あっちこっち花が早いと言われる本年ですが、さすがにちょっと時期尚早だったようで、これと言って花は見られず。
ズミはつぼみがちょっと見られたぐらいで、まだ先でした。
ちなみに「八島湿原の蛙鳴」は環境省が選んだ 残したい日本の音風景100選 です。
湿原の縁をぐるりと回り「七島八島」の大きな看板のそばのベンチでお昼休憩をして鷲ヶ峰に取り付きます。少し登った礫地にキジムシロ。
これこれ!今回は鷲ヶ峰の花に期待していましたが、咲いてて良かった。
写真では一見普通のスミレにしか見えませんが、実物はちょっと驚くほど大きい「サクラスミレ」です。

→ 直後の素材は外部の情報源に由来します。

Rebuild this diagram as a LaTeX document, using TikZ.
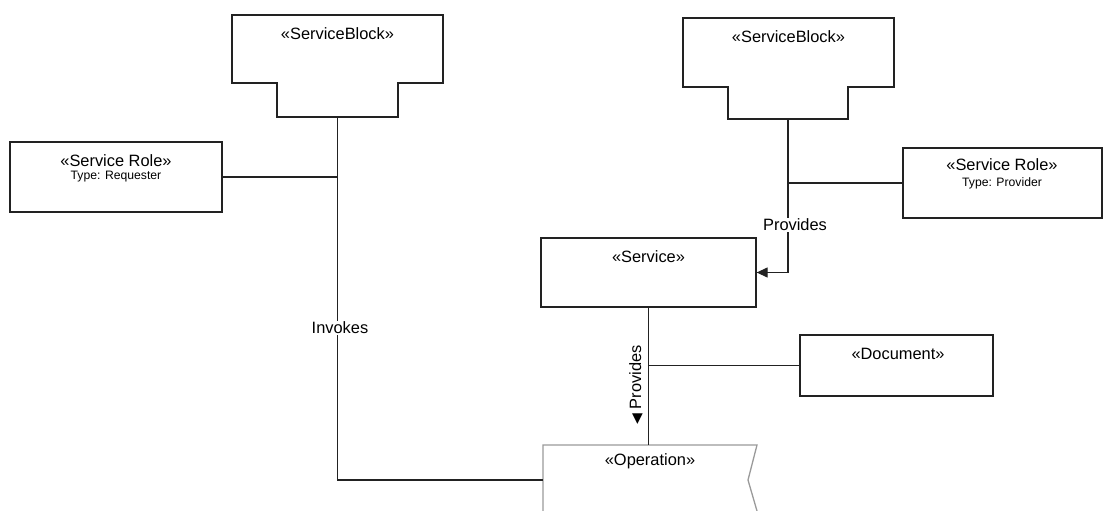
\documentclass[tikz,border=0pt]{standalone}
\usepackage{fontspec}
\setmainfont{Liberation Sans}
\newfontfamily\symfont{DejaVu Sans}
\usetikzlibrary{arrows.meta}
\definecolor{linegray}{HTML}{222222}
\definecolor{opgray}{HTML}{9A9A9A}

\begin{document}
\begin{tikzpicture}[x=1pt, y=-1pt, line width=1.3pt,
    box/.style={draw=linegray, rectangle, inner sep=0pt},
    stereo/.style={font=\fontsize{16.4}{19}\selectfont, inner sep=1pt},
    small/.style={font=\fontsize{12.2}{14}\selectfont, inner sep=1pt},
    lbl/.style={font=\fontsize{16.4}{19}\selectfont, fill=white, inner sep=1pt},
    wire/.style={draw=linegray}]
    \useasboundingbox (0,0) rectangle (1105,511);

    % Draw the two service blocks
    \foreach \n/\l/\r/\a/\b/\t/\s/\u in {L/232/443/277/398/15/83/117, R/683/894/728/848/18/87/119} {
        \draw[linegray] (\l,\t) -- (\r,\t) -- (\r,\s) -- (\b,\s) -- (\b,\u) -- (\a,\u) -- (\a,\s) -- (\l,\s) -- cycle;
        \coordinate (sb\n) at ({(\a+\b)/2},\u);
        \node[stereo] (sb\n txt) at ({(\l+\r)/2},{\t+19}) {«ServiceBlock»};
    }

    % Boxes
    \node[box, minimum width=212pt, minimum height=70pt] (roleL) at (116,177) {};
    \node[box, minimum width=199pt, minimum height=70pt] (roleR) at (1002.5,183) {};
    \node[box, minimum width=215pt, minimum height=69pt] (svc) at (648.5,272.5) {};
    \node[box, minimum width=193pt, minimum height=61pt] (doc) at (896.5,365.5) {};

    % Operation, cut off at the bottom
    \draw[opgray] (543,511) -- (543,445) -- (757,445) -- (748,480) -- (757,511);
    \coordinate (opN) at (648.5,445);
    \coordinate (opW) at (543,480);

    % Box texts
    \node[stereo] (roleLtxt) at (116,161) {«Service Role»};
    \node[small] (roleLtype) at (116,177) {Type: Requester};
    \node[stereo] (roleRtxt) at (1002,165) {«Service Role»};
    \node[small] (roleRtype) at (1002,183) {Type: Provider};
    \node[stereo] (svctxt) at (648.5,257) {«Service»};
    \node[stereo] (doctxt) at (898,354) {«Document»};
    \node[stereo] (optxt) at (650,461) {«Operation»};

    % Connectors
    \draw[wire] (sbL) -- (sbL |- opW) -- (opW);
    \draw[wire] (roleL.east) -- (sbL |- roleL.east);
    \draw[wire, -{Triangle[length=11pt,width=10pt]}] (sbR) -- (sbR |- svc.east) -- (svc.east);
    \draw[wire] (roleR.west) -- (sbR |- roleR.west);
    \draw[wire] (svc.south) -- (svc.south |- opN);
    \draw[wire] (doc.west) -- (svc.south |- doc.west);

    % Connector labels
    \node[lbl] (invokes) at (340,328) {Invokes};
    \node[lbl] (provA) at (795,225) {Provides};
    \node[lbl, fill=none, rotate=90] (provB) at (636,385) {{\symfont\fontsize{14}{16}\selectfont ◀} Provides};
\end{tikzpicture}
\end{document}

花弁の上端から下端まで大きいもので2.5cmから3cmぐらいの大きさがあります。個体差ありますが、横幅も同じぐらい。
色が似ているタチツボスミレとは側弁根元(花の中心部分)に毛があることで簡単に区別できます。
この日はこのスミレがたくさん見られました。
お次はアケボノスミレです。こちらもなかなか特徴的なスミレ。
なんといっても色が良いですね。
花の時期にあんまり葉っぱが目立たないのが特徴。
西に見える中央アルプスで明らかに雨が降っている様子が見えました。ここもまもなく降るかなーと思ったらあっという間にポツポツきました。
しばらく続く気配なので躊躇せずに雨具着用。
八島湿原方面を振り返ると奥の蓼科や八ヶ岳の方が雨雲に覆われている感じ。
山頂付近は西風も受けるので、残念ですが山頂にタッチしただけで下山開始。
晴れていればとても展望の良い山頂です。
下山時に足元にはヒメイチゲも見られました。
ほとんどの個体は花が終わっていましたが、ちょろちょろと残っているものも。
この後は旧御射山遺跡を経由し、沢渡からの登りをひと頑張りして車山肩に下山(最後登ったから登頂?)しました。
小雨混じりの中、長い行程お疲れ様でした!
レンゲツツジやコバイケイソウも着々と花を咲かせる準備を進めていたようですので、ぜひまたその時期に再訪したいと思いました。
やっぱり霧ケ峰は霧の山でした。後半は雨で写真を撮っていないのですが、車山肩から鷲ヶ峰を見るとすっかり霧(雲)に覆われていました。
なんと年間200日ほど霧が発生すると言われる霧ケ峰、車山山頂で年間298日という記録もあるそうです。
その景色を見て、この霧や風、冬の寒さが長い年月をかけて霧ケ峰を育んできたんだなーと感じました。
で、その霧を見てふと思いだしたこと。
このビーナスライン建設問題を題材に書かれた新田次郎氏の『霧の子孫たち』。
ビーナスラインを通って車山直下までアプローチできるのは素晴らしいことですが、当初この道路の建設計画は、この日も歩いた八島湿原や旧御射山遺跡を貫通するそれは酷いものだったようです。
この本(文庫版)の吉村喜彦氏の解説がとても好きで、その解説の最後は人類学者レヴィ=ストロースのこんな言葉で締めくくられています。
「世界は人間なしに始まったし、人間なしに終わるだろう」
その紛れもない事実は絶対に忘れてはいけませんね。
是非、その解説も含め自然を探訪する登山者には一度読んでいただきたい一冊です。